La figura se trasladó al colonialismo y luego se mimetizó en diversas formas y colores, tanto como se pueda uno imaginar; el propio Padre de la Patria tuvo que andar con mucha cautela, porque a cada paso de su corta pero grandiosa vida, también fue blanco del certero ataque de las adulancias, que según eran tantas que a veces no se podía montar solo en el caballo por culpa de las manotadas voluntarias de la adulancia de algunos oficiales o de algún burócrata de los pueblos que el recorrió. El general tuvo que tomar medidas drásticas y sacudirse un poco de gente sin escrúpulos que se asomaban para ofrecer sus diligencias y favores, eso sí, anteponiendo los correspondientes pedidos, que consistían casi siempre en algún ascenso militar, en una tierrita por los lados del llano, o una haciendita ganadera en los valles de Aragua o del Tuy. Pero nuestro Libertador supo manejar en todo momento la amenaza de esa perniciosa enfermedad.

Arrastrándose junto con los años y con los altibajos de la historia, el modo de la adulancia trascendió, mejorada y sofisticada, se disfrazó de diplomacia, se vistió con los colores del patriotismo, parió un nuevo aliado al que se denominó lacayo y se diseminaron al igual que sus primos en casi todos los continentes.

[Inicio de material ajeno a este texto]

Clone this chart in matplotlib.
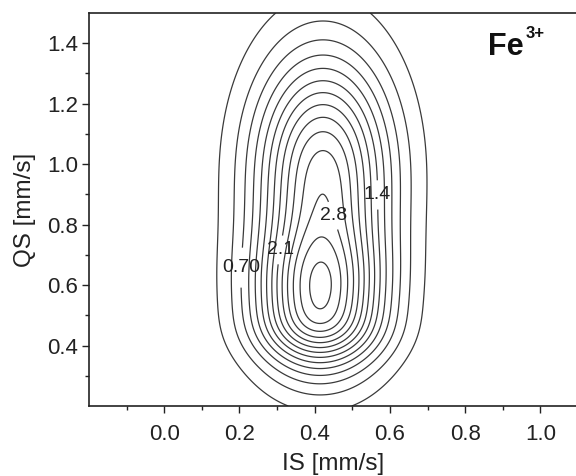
import numpy as np
import matplotlib
matplotlib.use("Agg")
import matplotlib.pyplot as plt

# Hyperfine-parameter distribution components
comp_amp = [0.4396, 2.4438, 2.6171]
comp_is = [0.413, 0.413, 0.422]
comp_qs = [0.4494, 0.5540, 0.9766]
comp_sis = [0.115, 0.117, 0.125]
comp_sqs = [0.0687, 0.1675, 0.2676]

levels = [round(0.7 / 3 * k, 4) for k in range(1, 15)]
label_levels = [0.70, 1.4, 2.1, 2.8]
label_text = ["0.70", "1.4", "2.1", "2.8"]
label_pos = [(0.22, 0.657), (0.553, 0.898), (0.31, 0.716), (0.44, 0.826)]

x_ticks = [0.0, 0.2, 0.4, 0.6, 0.8, 1.0]
y_ticks = [0.4, 0.6, 0.8, 1.0, 1.2, 1.4]

plt.rcParams['font.family'] = ['Liberation Sans', 'DejaVu Sans']

fig = plt.figure(figsize=(5.76, 4.76), dpi=100)
ax = fig.add_axes([89/576, 70/476, 489/576, 393/476])

xs = np.linspace(-0.2, 1.1, 521)
ys = np.linspace(0.2, 1.5, 521)
X, Y = np.meshgrid(xs, ys)
Z = np.zeros_like(X)
for a, xi, yi, sx, sy in zip(comp_amp, comp_is, comp_qs, comp_sis, comp_sqs):
    Z += a * np.exp(-(X - xi)**2 / (2 * sx**2) - (Y - yi)**2 / (2 * sy**2))

lc = '#3a3a3a'
lab_lv = [min(levels, key=lambda l: abs(l - v)) for v in label_levels]
plain_lv = [l for l in levels if l not in lab_lv]
ax.contour(X, Y, Z, levels=plain_lv, colors=lc, linewidths=0.9)
cs2 = ax.contour(X, Y, Z, levels=lab_lv, colors=lc, linewidths=0.9)
fmt = {cs2.levels[i]: label_text[i] for i in range(len(lab_lv))}
texts = ax.clabel(cs2, fmt=fmt, manual=label_pos, inline=True,
                  inline_spacing=1, fontsize=14, colors='#222222')
for t in texts:
    t.set_rotation(0)

ax.set_xlim(-0.2, 1.1)
ax.set_ylim(0.2, 1.5)
ax.set_xticks(x_ticks)
ax.set_xticklabels(["%.1f" % v for v in x_ticks])
ax.set_yticks(y_ticks)
ax.set_yticklabels(["%.1f" % v for v in y_ticks])
ax.set_xticks(np.arange(-0.1, 1.1, 0.1), minor=True)
ax.set_yticks(np.arange(0.3, 1.5, 0.1), minor=True)
ax.tick_params(which='major', direction='out', length=5, width=1.0,
               labelsize=16, colors='#222222')
ax.tick_params(axis='x', which='major', pad=8)
ax.tick_params(axis='y', which='major', pad=3)
ax.tick_params(which='minor', direction='out', length=3, width=1.0, colors='#222222')
for s in ax.spines.values():
    s.set_linewidth(1.2)
    s.set_color('#222222')

ax.set_xlabel("IS [mm/s]", fontsize=17.5, color='#222222', labelpad=6)
ax.set_ylabel("QS [mm/s]", fontsize=17.5, color='#222222', labelpad=8)

ax.text(0.862, 1.362, "Fe", fontsize=22, fontweight='bold',
        color='#111111', ha='left', va='baseline')
ax.text(0.962, 1.418, "3+", fontsize=12, fontweight='bold',
        color='#111111', ha='left', va='baseline')

fig.savefig("out.png", dpi=100)
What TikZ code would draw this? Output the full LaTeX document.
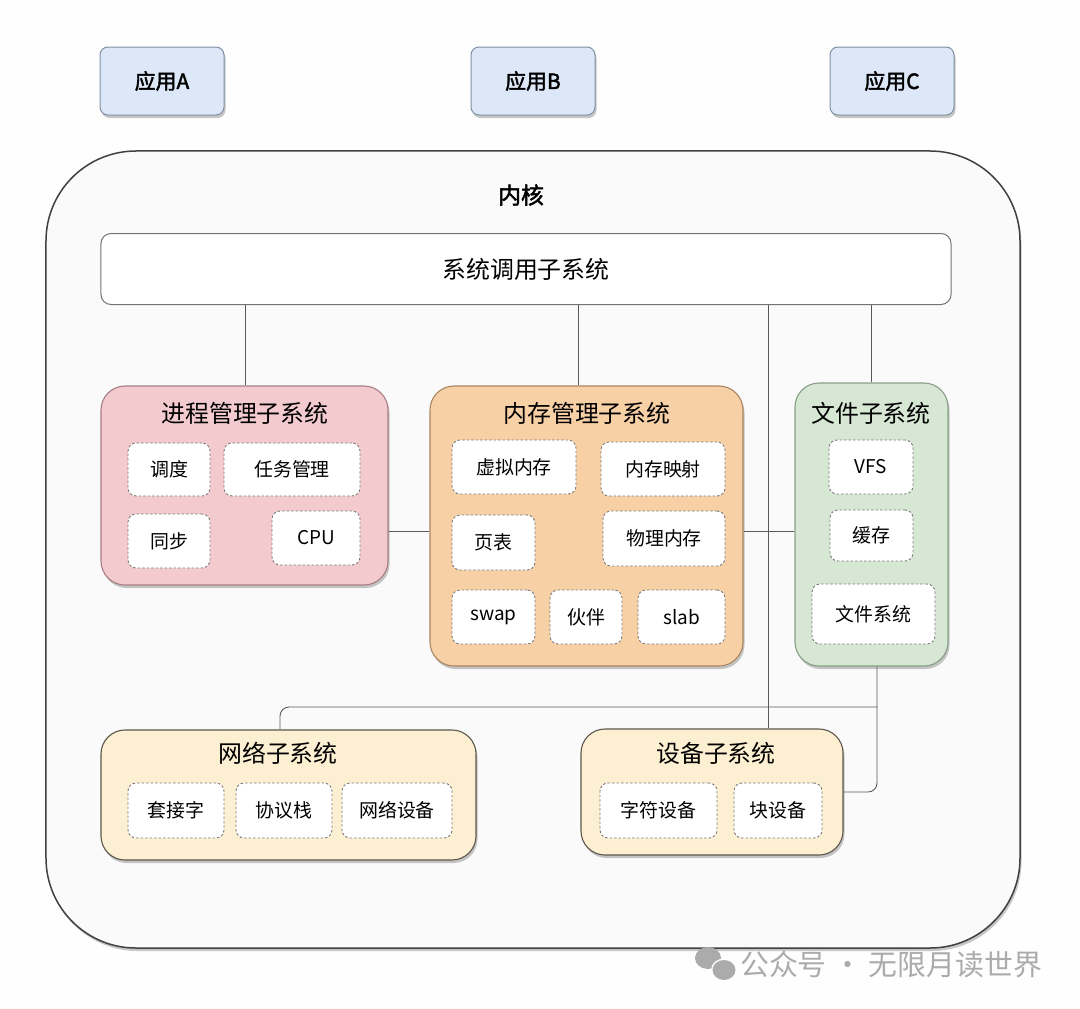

Sin importar cuál fuera la forma de gobierno, la adulancia y el lacayismo ahora de la mano, mimetizados en todos los rincones del poder, en las instituciones del Estado, en la administración de la justicia, en el control social, en el ejercicio de la participación pública de los partidos políticos, allí se infiltra la adulancia, el localismo o el jalabolismo renovado, fuerte y poderoso, que ya ostenta sus perfiles propios y ejecuta con propiedad parte de la misión de gobierno.

La adulancia en nuestra Venezuela es hoy por hoy una sólida institución, no es legal ni constitucional, pero existe y tiene cuerpo, presencia y «manda guarapo»; es atrevida, participa abiertamente de las decisiones más importantes en materia de gobierno, decide y nombra candidatos a gobernadores, diputados, concejales y delegados, hace y ejecuta contratos, critica al estado de derecho y se coloca con petulancia y desfachatez al lado del mejor postor.

La adulancia vive con nosotros, entra en nuestras casas como la TV, no pide permiso porque se mimetiza; los adulantes son serviciales y ofrecen participar en todo, dar facilidades para conseguir de todo; los adulantes no quieren al que piensa, al que hace la necesaria critica, alerta de inmediato a su protector y le describe con pelos y señales la traición, sobre todo la que se refiere al pensamiento libre y democrático, el adulante se autoproclama defensor de la democracia, pero la pisotea y la acusa. El adulante es un exquisito jalabolas que hace creer a su protector que es lo máximo; en fin, es un flagelo pernicioso que es capaz de destruir un partido o un gobierno, donde sea.

El adulante jalabolas siempre vive bien, siempre está enchufado, aunque tenga «cochochos».